Croisant sons d’hier et de demain, analogique et numérique, samples, trompette, chant et toasting, web 2.0 et ambiance rétro, musique, répliques de films et matière visuelle bourrée de références, l’Entourloop ne laisse absolument rien au hasard : chez eux, tout, absolument tout ce qui est produit devient prétexte à l’art et au partage d’un petit bout de l’univers qu’ils ont créé… des clips aux affiches de concerts, des photos du crew au merchandising, des pochettes d’albums aux projets en fermentation.
Dans le monde qui est le leur, rien de ce qui est entrepris n’est gratuit, tout se justifie.
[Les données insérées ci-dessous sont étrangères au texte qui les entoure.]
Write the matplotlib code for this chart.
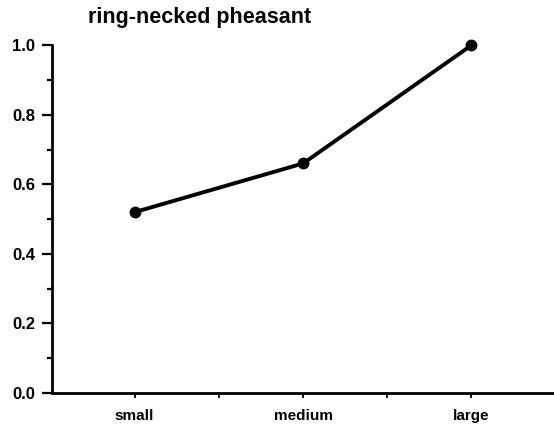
import matplotlib.pyplot as plt
from matplotlib.ticker import MultipleLocator, FixedLocator

# data
sizes = ["small", "medium", "large"]
proportion = [0.52, 0.66, 1.0]

plt.rcParams['font.family'] = ['Liberation Sans', 'DejaVu Sans']

fig = plt.figure(figsize=(5.54, 4.33), dpi=100)
ax = fig.add_axes([0.094, 0.0925, 0.906, 0.803])

x = list(range(len(sizes)))
ax.plot(x, proportion, color="black", linewidth=2.8, marker="o", markersize=7.5,
        clip_on=False)

ax.set_xlim(-0.49, 2.49)
ax.set_ylim(0, 1.0)

# ticks
ax.set_xticks(x)
ax.set_xticklabels(sizes, fontweight="bold", fontsize=11)
ax.xaxis.set_minor_locator(FixedLocator([0.5, 1.5]))
ax.yaxis.set_major_locator(MultipleLocator(0.2))
ax.yaxis.set_minor_locator(MultipleLocator(0.1))
ax.set_yticklabels([f"{v:.1f}" for v in ax.get_yticks()], fontweight="bold", fontsize=12)

ax.tick_params(axis="y", which="major", length=7, width=1.6, direction="out", pad=5)
ax.tick_params(axis="y", which="minor", length=3.5, width=1.6, direction="out")
ax.tick_params(axis="x", which="both", length=3.5, width=1.3, direction="out", pad=8)

for side in ["top", "right"]:
    ax.spines[side].set_visible(False)
ax.spines["left"].set_linewidth(2)
ax.spines["bottom"].set_linewidth(2)

# title sits at the top left of the plot
fig.text(88 / 554, 1 - 18 / 433, "ring-necked pheasant", fontsize=15.5,
         fontweight="bold", ha="left", va="center")

plt.savefig("out.png", dpi=100)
Une discipline en sert une autre, au profit d’un tout profondément cohérent.
La scène, et tout se met en branle en même temps
Alors, quand vient pour eux l’heure de la scène… Le public en a très largement pour son argent. Bercé par la culture des soundsystems, l’Entourloop fait partie de ceux que le live place au-dessus de la mêlée. A peine le noir se fait-il, samedi dernier dans la grande salle du Fil, que chaque petit fragment de ce qu’est artistiquement le collectif s’imbrique dans le suivant, pour que tout se mette en branle en même temps.
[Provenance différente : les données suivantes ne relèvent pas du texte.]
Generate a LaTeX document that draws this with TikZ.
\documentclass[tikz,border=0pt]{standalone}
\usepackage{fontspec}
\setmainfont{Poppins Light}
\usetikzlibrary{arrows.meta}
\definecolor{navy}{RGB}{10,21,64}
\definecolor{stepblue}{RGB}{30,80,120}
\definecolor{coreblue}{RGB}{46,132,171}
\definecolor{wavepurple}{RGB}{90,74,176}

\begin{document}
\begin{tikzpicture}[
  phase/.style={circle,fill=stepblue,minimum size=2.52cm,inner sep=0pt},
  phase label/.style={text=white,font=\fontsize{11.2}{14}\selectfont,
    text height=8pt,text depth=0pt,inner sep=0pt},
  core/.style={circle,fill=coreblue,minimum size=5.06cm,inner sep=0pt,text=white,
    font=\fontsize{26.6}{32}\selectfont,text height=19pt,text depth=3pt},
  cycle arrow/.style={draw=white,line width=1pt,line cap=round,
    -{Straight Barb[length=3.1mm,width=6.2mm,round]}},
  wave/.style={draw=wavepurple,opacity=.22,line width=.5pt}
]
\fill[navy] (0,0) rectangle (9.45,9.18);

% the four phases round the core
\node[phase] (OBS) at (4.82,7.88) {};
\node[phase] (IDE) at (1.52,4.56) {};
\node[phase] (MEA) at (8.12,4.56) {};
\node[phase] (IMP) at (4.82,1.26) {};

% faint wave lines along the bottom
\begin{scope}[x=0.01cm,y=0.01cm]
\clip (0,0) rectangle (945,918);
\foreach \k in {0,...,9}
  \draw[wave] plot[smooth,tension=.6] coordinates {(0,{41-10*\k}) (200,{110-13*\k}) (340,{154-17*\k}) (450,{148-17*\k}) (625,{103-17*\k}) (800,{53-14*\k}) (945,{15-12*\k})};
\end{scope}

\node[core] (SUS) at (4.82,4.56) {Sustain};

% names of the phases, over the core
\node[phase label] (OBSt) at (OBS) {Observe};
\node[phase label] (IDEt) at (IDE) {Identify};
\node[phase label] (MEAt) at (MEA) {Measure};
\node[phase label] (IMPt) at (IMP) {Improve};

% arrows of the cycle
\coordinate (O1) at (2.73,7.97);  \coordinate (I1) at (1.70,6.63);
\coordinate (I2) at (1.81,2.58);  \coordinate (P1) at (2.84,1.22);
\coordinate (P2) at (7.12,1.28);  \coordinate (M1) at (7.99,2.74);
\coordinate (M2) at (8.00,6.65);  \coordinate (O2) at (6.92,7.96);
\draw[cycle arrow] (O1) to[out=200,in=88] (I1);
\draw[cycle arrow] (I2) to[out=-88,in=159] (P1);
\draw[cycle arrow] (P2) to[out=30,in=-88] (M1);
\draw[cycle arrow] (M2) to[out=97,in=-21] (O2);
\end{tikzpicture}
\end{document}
Papi et papi derrière leurs machines. Les voix, les sauts, les mains en l’air des MC Troy Berkley et Blabbermouf, la trompette et les pas de danse chaloupés d’Nzeng à l’avant. Les LED qui fracassent l’obscurité, les titres des morceaux qui s’inscrivent sur un écran vidéo. Les panneaux levés en l’air pour guider le public façon speakerine ou vieille réclame. Les ballons lâchés du ciel sur la fosse qui se démène. Un photographe qui tantôt traverse la scène l’œil derrière son appareil, tantôt fait valser des décors multifacettes-montés-sur-roulettes. Une fois de plus, tout est justifié, tout est montré, rien n’est caché. Si l’Entourloop aime entretenir une part de mystère, pas d’esbrouffe pour autant : le collectif revendique son goût prononcé pour l’artisanat ; jamais mieux servi que par soi-même, surtout quand soi-même a le savoir-faire.
« Ce collectif, on le met systématiquement en avant même si ça détonne un peu dans une époque qui valorise plutôt les individualités ».
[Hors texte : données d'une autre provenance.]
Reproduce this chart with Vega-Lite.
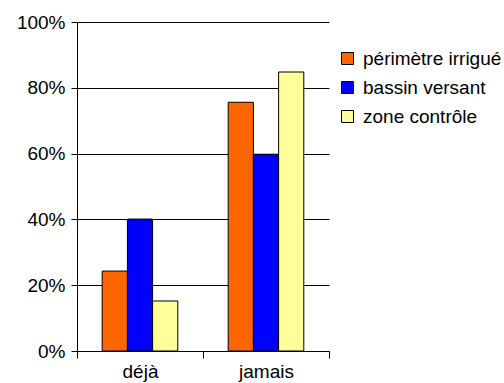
{
  "$schema": "https://vega.github.io/schema/vega-lite/v6.json",
  "autosize": "none",
  "padding": {"left": 77, "top": 22, "right": 175, "bottom": 32},
  "width": 252,
  "height": 329,
  "background": "white",
  "config": {
    "font": "Liberation Sans",
    "view": {"stroke": null},
    "axis": {"labelFont": "Liberation Sans", "labelFontSize": 19, "labelColor": "black", "domainColor": "black", "tickColor": "black", "gridColor": "black", "gridOpacity": 1}
  },
  "data": {
    "values": [
      {"categorie": "déjà", "zone": "périmètre irrigué", "valeur": 0.243},
      {"categorie": "déjà", "zone": "bassin versant", "valeur": 0.401},
      {"categorie": "déjà", "zone": "zone contrôle", "valeur": 0.152},
      {"categorie": "jamais", "zone": "périmètre irrigué", "valeur": 0.756},
      {"categorie": "jamais", "zone": "bassin versant", "valeur": 0.598},
      {"categorie": "jamais", "zone": "zone contrôle", "valeur": 0.848}
    ]
  },
  "mark": {"type": "bar", "stroke": "black", "strokeWidth": 1},
  "encoding": {
    "x": {
      "field": "categorie", "type": "nominal", "sort": ["déjà", "jamais"],
      "scale": {"paddingInner": 0, "paddingOuter": 0},
      "axis": {"title": null, "labelAngle": 0, "tickBand": "extent", "tickSize": 7, "labelPadding": 4, "grid": false}
    },
    "xOffset": {
      "field": "zone", "type": "nominal", "sort": ["périmètre irrigué", "bassin versant", "zone contrôle"],
      "scale": {"paddingInner": 0, "paddingOuter": 1}
    },
    "y": {
      "field": "valeur", "type": "quantitative",
      "scale": {"domain": [0, 1], "nice": false},
      "axis": {"title": null, "format": ".0%", "values": [0, 0.2, 0.4, 0.6, 0.8, 1], "tickSize": 6, "labelPadding": 6, "grid": true}
    },
    "color": {
      "field": "zone", "type": "nominal", "sort": ["périmètre irrigué", "bassin versant", "zone contrôle"],
      "scale": {"domain": ["périmètre irrigué", "bassin versant", "zone contrôle"], "range": ["#FF6600", "#0000FF", "#FFFF99"]},
      "legend": {
        "title": null, "orient": "none", "legendX": 261, "legendY": 27,
        "symbolType": "square", "symbolSize": 144, "symbolStrokeColor": "black", "symbolStrokeWidth": 1,
        "labelFontSize": 19, "labelColor": "black", "labelFont": "Liberation Sans", "labelOffset": 6, "rowPadding": 9
      }
    }
  }
}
Et puis il y a le drapeau. De nouveau, c’est le photographe, qui s’y colle, agitant face aux spectateurs le manche immense au bout duquel est accrochée la flamme orange et noire qui vogue à présent dans les airs. Un drapeau qu’on agite… Comme pour dire aux gens « soyez les bienvenus dans notre monde ».
Enracinés à Sainté depuis toujours, les gars de l’Entourloop en ont désormais très largement dépassé les frontières. Au point d’avoir choisi comme point de chute leur propre galaxie, joyeuse, festive, accueillante pour tous, pourvu que l’on partage une envie d’être ensemble pour de grands moments d’euphorie, de lâcher prise et d’enchantement. Comme tout au long de la tournée 2022 qui vient de s’achever, samedi dernier, au Fil, ça a d’ailleurs drôlement partagé. Des sourires, des pas de danse, des jumps, des mains levées. Des rigolades, des demi-litres de bière, des décilitres de sueur. Une « soirée de l’année » qui pour une fois, aura raflé au foot l’exclusivité de la communion. Amen.